Julio y agosto transforman las ciudades en espejismos. Calles donde antes había ruido, ahora hay silencio; persianas bajadas, bancos vacíos, buzones que acumulan polvo.

A simple vista, podría parecer un descanso merecido, un paréntesis saludable. Pero si uno afina el oído, detrás del silencio se escucha otra cosa: la respiración contenida de quienes se han quedado atrás.

Porque no todos se van. Mientras la mayoría huye en busca de mar, montaña o sombra, las ciudades vacías se convierten en escenarios de una soledad densa, casi física, que afecta de forma desigual a quienes no pueden, no quieren o no tienen con quién irse.

En estos meses calurosos, los medios se llenan de reportajes sobre playas llenas, festivales vibrantes y aeropuertos colapsados.

Pero hay otra crónica, menos televisiva y más íntima, que se escribe en las habitaciones solitarias de miles de personas mayores, enfermas, dependientes o simplemente solas. Una realidad que no se detiene porque el calendario cambie de página.

La ciencia lo ha estudiado: la soledad no es sólo una emoción, es un factor de riesgo biológico. Estudios de varias universidades han demostrado que el aislamiento social se asocia a un aumento del 26% en la mortalidad prematura, a un mayor deterioro cognitivo, mayor inflamación sistémica, peor calidad del sueño y una mayor incidencia de enfermedades cardiovasculares. Estar solo, literalmente, duele.

Y en verano, ese dolor se amplifica. Las temperaturas extremas, el cierre de centros de salud y de servicios sociales, la falta de transporte público y la desorganización vecinal agravan la sensación de abandono.

Quien no puede bajar la persiana o llenar una jarra de agua helada corre un riesgo real. El calor no es democrático: ataca más fuerte a quienes ya estaban en los márgenes.

Hay una paradoja dolorosa: en la estación en que más se habla de felicidad, evasión y placer, también florecen la tristeza, el abandono y el silencio.

La ciencia, aunque precisa y neutra, no puede ignorar que los datos también tienen alma, sí dije alma. Detrás de cada cifra hay una historia que no siempre encuentra quien la escuche.

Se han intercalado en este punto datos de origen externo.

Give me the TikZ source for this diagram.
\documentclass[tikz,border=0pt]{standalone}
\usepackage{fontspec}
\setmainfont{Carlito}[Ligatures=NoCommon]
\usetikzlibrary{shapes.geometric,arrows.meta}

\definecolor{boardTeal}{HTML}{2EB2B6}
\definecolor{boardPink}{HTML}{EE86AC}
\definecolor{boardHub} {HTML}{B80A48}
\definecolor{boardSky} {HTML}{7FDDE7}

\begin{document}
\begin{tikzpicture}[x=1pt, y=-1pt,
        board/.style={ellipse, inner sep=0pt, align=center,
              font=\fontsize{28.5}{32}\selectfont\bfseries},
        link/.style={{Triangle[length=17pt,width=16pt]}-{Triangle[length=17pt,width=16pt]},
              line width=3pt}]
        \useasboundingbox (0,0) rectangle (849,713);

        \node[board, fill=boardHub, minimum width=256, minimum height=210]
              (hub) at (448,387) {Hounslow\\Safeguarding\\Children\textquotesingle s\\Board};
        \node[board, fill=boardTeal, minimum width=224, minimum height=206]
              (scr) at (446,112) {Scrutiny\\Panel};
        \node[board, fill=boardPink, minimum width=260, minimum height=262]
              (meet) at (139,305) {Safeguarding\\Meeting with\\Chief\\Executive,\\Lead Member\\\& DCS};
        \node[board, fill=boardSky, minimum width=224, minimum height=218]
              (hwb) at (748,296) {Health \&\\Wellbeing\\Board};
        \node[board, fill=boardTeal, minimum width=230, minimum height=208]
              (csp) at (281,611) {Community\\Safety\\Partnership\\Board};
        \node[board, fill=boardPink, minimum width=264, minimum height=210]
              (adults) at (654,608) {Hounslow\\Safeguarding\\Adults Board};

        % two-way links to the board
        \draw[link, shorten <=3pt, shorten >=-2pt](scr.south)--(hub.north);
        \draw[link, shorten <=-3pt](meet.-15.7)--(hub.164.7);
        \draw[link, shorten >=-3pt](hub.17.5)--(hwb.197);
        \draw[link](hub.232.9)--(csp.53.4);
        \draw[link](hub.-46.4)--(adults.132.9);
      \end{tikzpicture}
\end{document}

Mas, no todo es diagnóstico. También hay respuesta. En algunas ciudades, surgen redes vecinales que se organizan para llamar por teléfono a personas mayores, llevarles medicamentos, subirles la compra o simplemente preguntarles cómo están.

En hospitales, trabajadores sanitarios se turnan para no cerrar del todo las puertas. Algunas ONG se activan precisamente cuando todos los demás se detienen. La empatía no tiene vacaciones.

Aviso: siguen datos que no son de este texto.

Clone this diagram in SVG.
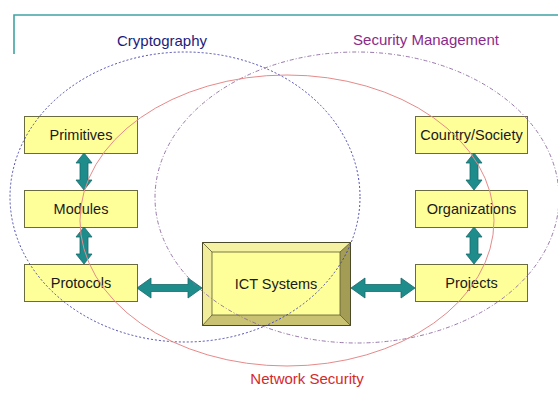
<svg xmlns="http://www.w3.org/2000/svg" width="558" height="394" viewBox="0 0 558 394">
<style>
.box{fill:#ffff99;stroke:#6b6b40;stroke-width:1}
.lbl{font-family:"Liberation Sans",Arial,sans-serif;font-size:14.5px;fill:#1a1a1a;text-anchor:middle}
.ttl{font-family:"Liberation Sans",Arial,sans-serif;font-size:15px;text-anchor:middle}
.arr{fill:#1f8c8c;stroke:#176b6b;stroke-width:0.8}
.ell{fill:none}
</style>
<rect width="558" height="394" fill="#ffffff"/>
<g id="header">
<path d="M14,54 V15 H558" fill="none" stroke="#3fa3a3" stroke-width="1.6"/>
</g>
<g id="titles">
<text class="ttl" x="162" y="46" fill="#1c1c7c">Cryptography</text>
<text class="ttl" x="426" y="45" fill="#8a2a8a">Security Management</text>
<text class="ttl" x="307" y="384" fill="#d42a2a">Network Security</text>
</g>
<g id="primitives"><rect class="box" x="24.5" y="116.5" width="113" height="37"/><text class="lbl" x="81" y="140">Primitives</text></g>
<g id="modules"><rect class="box" x="24.5" y="190.5" width="113" height="37"/><text class="lbl" x="81" y="214">Modules</text></g>
<g id="protocols"><rect class="box" x="24.5" y="264.5" width="113" height="37"/><text class="lbl" x="81" y="288">Protocols</text></g>
<g id="country"><rect class="box" x="415.5" y="116.5" width="112" height="37"/><text class="lbl" x="471.5" y="140">Country/Society</text></g>
<g id="organizations"><rect class="box" x="415.5" y="190.5" width="112" height="37"/><text class="lbl" x="471.5" y="214">Organizations</text></g>
<g id="projects"><rect class="box" x="415.5" y="264.5" width="112" height="37"/><text class="lbl" x="471.5" y="288">Projects</text></g>
<g id="ict">
<rect x="202" y="242" width="149" height="84" fill="#ffff99"/>
<polygon points="202,242 351,242 340,252 212,252" fill="#f6f2a4"/>
<polygon points="202,242 212,252 212,315 202,326" fill="#f1ed9a"/>
<polygon points="351,242 351,326 340,315 340,252" fill="#a39c55"/>
<polygon points="202,326 351,326 340,315 212,315" fill="#c9c272"/>
<rect x="212" y="252" width="128" height="63" fill="#ffff99" stroke="#5a5a30" stroke-width="0.8"/>
<rect x="202.5" y="242.5" width="148" height="83" fill="none" stroke="#4a4a28" stroke-width="1"/>
<line x1="202" y1="242" x2="212" y2="252" stroke="#5a5a30" stroke-width="0.8"/>
<line x1="351" y1="242" x2="340" y2="252" stroke="#5a5a30" stroke-width="0.8"/>
<line x1="202" y1="326" x2="212" y2="315" stroke="#5a5a30" stroke-width="0.8"/>
<line x1="351" y1="326" x2="340" y2="315" stroke="#5a5a30" stroke-width="0.8"/>
<text class="lbl" x="276" y="289">ICT Systems</text>
</g>
<g id="connectors">
<polygon class="arr" points="84,153 92,163 88,163 88,180 92,180 84,190 76,180 80,180 80,163 76,163"/>
<polygon class="arr" points="84,227 92,237 88,237 88,254 92,254 84,264 76,254 80,254 80,237 76,237"/>
<polygon class="arr" points="474,153 482,163 478,163 478,180 482,180 474,190 466,180 470,180 470,163 466,163"/>
<polygon class="arr" points="474,227 482,237 478,237 478,254 482,254 474,264 466,254 470,254 470,237 466,237"/>
<polygon class="arr" points="137,288 151,278 151,284.5 188,284.5 188,278 202,288 188,298 188,291.5 151,291.5 151,298"/>
<polygon class="arr" points="351,288 365,278 365,284.5 401,284.5 401,278 415,288 401,298 401,291.5 365,291.5 365,298"/>
</g>
<g id="regions">
<ellipse class="ell" cx="185" cy="197" rx="175" ry="145" stroke="#3a3aa8" stroke-width="0.9" stroke-dasharray="2,2"/>
<ellipse class="ell" cx="357" cy="197.5" rx="202" ry="145.5" stroke="#8d6aa0" stroke-width="0.9" stroke-dasharray="4,2,1,2"/>
<ellipse class="ell" cx="287" cy="220.5" rx="207" ry="145.5" stroke="#e68a8a" stroke-width="1"/>
</g>
</svg>
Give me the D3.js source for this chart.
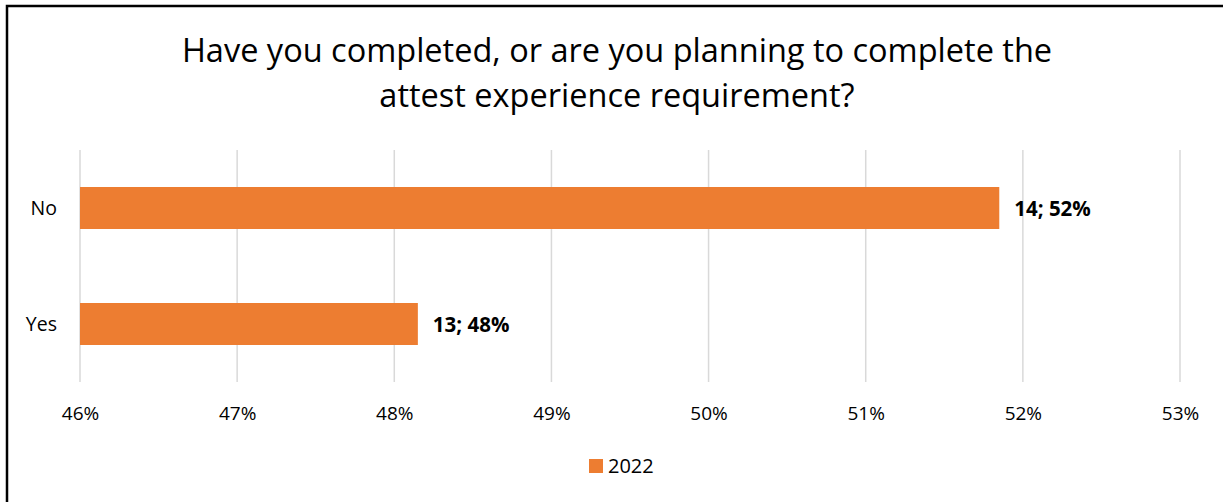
<!DOCTYPE html>
<html>
<head>
<meta charset="utf-8">
<script src="https://cdn.jsdelivr.net/npm/d3@7"></script>
<style>
  html, body { margin: 0; padding: 0; background: #fff; }
  svg { display: block; }
  text { font-family: "Open Sans", "Noto Sans", sans-serif; fill: #000; }
</style>
</head>
<body>
<svg id="chart" width="1223" height="502"></svg>
<script>
// Survey responses
const categories = ["No", "Yes"];
const counts = [14, 13];
const percents = [51.85, 48.15];
const seriesName = "2022";
const xTicks = [46, 47, 48, 49, 50, 51, 52, 53];
const titleLines = [
  "Have you completed, or are you planning to complete the",
  "attest experience requirement?"
];

const W = 1223, H = 502;
const orange = "#ED7D31";
const FONT = '"Open Sans", "Noto Sans", sans-serif';
const svg = d3.select("#chart");

// Chart frame (top and left edges visible)
svg.append("path")
  .attr("d", `M7,${H} L7,6 L${W},6`)
  .attr("fill", "none")
  .attr("stroke", "#000")
  .attr("stroke-width", 2.5);

// Title
svg.append("g").selectAll("text")
  .data(titleLines)
  .join("text")
  .attr("x", 617)
  .attr("y", (d, i) => 62 + i * 45)
  .attr("text-anchor", "middle")
  .attr("font-size", 32.5)
  .text(d => d);

const x = d3.scaleLinear().domain([46, 53]).range([80, 1180]);
const y = d3.scaleBand().domain(categories).range([150, 382]);
const barH = 42;

// Vertical gridlines
svg.append("g").selectAll("line")
  .data(xTicks)
  .join("line")
  .attr("x1", d => x(d)).attr("x2", d => x(d))
  .attr("y1", 150).attr("y2", 382)
  .attr("stroke", "#D9D9D9")
  .attr("stroke-width", 1.5);

// X axis labels
const xAxis = d3.axisBottom(x)
  .tickValues(xTicks)
  .tickFormat(d => d + "%")
  .tickSize(0)
  .tickPadding(0);
const gx = svg.append("g").attr("transform", "translate(0,420)").call(xAxis);
gx.select(".domain").remove();
gx.selectAll("text")
  .attr("dy", 0)
  .attr("y", 0)
  .attr("font-size", 19)
  .attr("fill", "#000")
  .style("font-family", FONT);

// Y axis labels
const yAxis = d3.axisLeft(y).tickSize(0).tickPadding(0);
const gy = svg.append("g").attr("transform", "translate(57,0)").call(yAxis);
gy.select(".domain").remove();
gy.selectAll("text")
  .attr("x", 0)
  .attr("dy", "0.36em")
  .attr("font-size", 19.5)
  .attr("fill", "#000")
  .style("font-family", FONT);

// Bars
const rows = categories.map((c, i) => ({ cat: c, n: counts[i], pct: percents[i] }));
svg.append("g").selectAll("rect")
  .data(rows)
  .join("rect")
  .attr("x", x(46))
  .attr("y", d => y(d.cat) + y.bandwidth() / 2 - barH / 2)
  .attr("width", d => x(d.pct) - x(46))
  .attr("height", barH)
  .attr("fill", orange);

// Data labels
svg.append("g").selectAll("text")
  .data(rows)
  .join("text")
  .attr("x", d => x(d.pct) + 15)
  .attr("y", d => y(d.cat) + y.bandwidth() / 2)
  .attr("dy", "0.38em")
  .attr("font-size", 20.5)
  .attr("font-weight", "bold")
  .text(d => `${d.n}; ${Math.round(d.pct)}%`);

// Legend
const lg = svg.append("g").attr("transform", "translate(589,459)");
lg.append("rect").attr("width", 14).attr("height", 14).attr("fill", orange);
lg.append("text").attr("x", 19).attr("y", 7).attr("dy", "0.36em")
  .attr("font-size", 20).text(seriesName);
</script>
</body>
</html>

Y en lo individual, todos podemos hacer algo. Mirar más allá de nuestras propias maletas. Preguntar a ese vecino de voz temblorosa si necesita algo.

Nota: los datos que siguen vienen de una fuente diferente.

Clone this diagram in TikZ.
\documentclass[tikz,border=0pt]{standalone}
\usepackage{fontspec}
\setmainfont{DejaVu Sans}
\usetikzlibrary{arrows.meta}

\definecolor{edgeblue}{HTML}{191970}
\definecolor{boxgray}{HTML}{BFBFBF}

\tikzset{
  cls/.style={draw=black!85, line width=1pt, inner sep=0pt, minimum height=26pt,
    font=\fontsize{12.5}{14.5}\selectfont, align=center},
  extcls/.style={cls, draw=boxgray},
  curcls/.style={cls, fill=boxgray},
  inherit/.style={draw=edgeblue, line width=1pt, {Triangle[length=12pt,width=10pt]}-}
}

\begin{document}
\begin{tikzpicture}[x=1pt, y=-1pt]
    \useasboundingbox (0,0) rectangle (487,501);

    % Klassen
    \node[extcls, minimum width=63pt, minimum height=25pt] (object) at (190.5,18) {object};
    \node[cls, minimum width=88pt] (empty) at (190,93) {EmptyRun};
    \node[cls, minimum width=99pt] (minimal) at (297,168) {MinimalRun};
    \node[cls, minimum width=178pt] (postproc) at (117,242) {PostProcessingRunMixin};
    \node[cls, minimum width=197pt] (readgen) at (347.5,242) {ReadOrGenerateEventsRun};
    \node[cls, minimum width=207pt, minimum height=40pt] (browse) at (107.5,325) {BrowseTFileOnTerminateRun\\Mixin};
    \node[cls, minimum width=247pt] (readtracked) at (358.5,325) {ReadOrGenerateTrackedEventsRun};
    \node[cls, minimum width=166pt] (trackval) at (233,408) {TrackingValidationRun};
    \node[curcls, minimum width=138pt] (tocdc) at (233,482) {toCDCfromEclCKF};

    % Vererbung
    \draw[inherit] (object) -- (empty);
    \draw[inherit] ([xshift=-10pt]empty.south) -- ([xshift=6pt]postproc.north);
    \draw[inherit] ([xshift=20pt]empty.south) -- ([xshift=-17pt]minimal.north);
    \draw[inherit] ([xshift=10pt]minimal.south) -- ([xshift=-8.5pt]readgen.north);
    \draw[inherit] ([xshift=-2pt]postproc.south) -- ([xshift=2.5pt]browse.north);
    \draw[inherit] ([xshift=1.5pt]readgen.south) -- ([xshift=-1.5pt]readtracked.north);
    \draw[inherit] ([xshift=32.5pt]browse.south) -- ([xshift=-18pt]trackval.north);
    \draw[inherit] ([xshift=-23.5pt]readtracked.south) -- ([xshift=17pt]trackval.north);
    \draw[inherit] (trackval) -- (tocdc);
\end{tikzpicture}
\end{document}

Ofrecer una conversación a quien parece invisible. Recordar que el bienestar es una experiencia individual y un tejido social que se refuerza o se deshilacha cada día.

No se trata de negar el derecho a descansar, a irse, a desconectar. Se trata de no olvidar a quienes no pueden hacerlo. De ampliar la idea de comunidad más allá del grupo de WhatsApp o la sombrilla.

De entender que el verano puede ser también una oportunidad para fortalecer vínculos y tender puentes.

Desde el punto de vista biológico, el contacto humano tiene efectos sorprendentes: libera oxitocina, reduce el cortisol, baja la presión arterial. Una llamada o una visita breve pueden ser más eficaces que muchos medicamentos.

Y sí, es verdad: hablar de soledad en verano puede parecer aguafiestas. Pero también es un acto de justicia.

Porque mientras algunos buscan el mejor chiringuito, otros buscan simplemente alguien que los escuche. Mientras unos comparan precios de vuelos, otros comparan termómetros. Y mientras unos coleccionan fotos, otros sobreviven al olvido.

Quizá, con suerte, este verano nos sirva también para mirar hacia los márgenes, para entender que las ciudades vacías no están tan vacías como creemos. Están llenas de historias, de necesidades y de presencias silenciosas que también merecen atención.

Porque no hay ciencia sin compasión. Y no hay verano completo sin la conciencia de que el descanso, como la salud, debería ser un derecho universal, no un privilegio de quienes pueden escapar.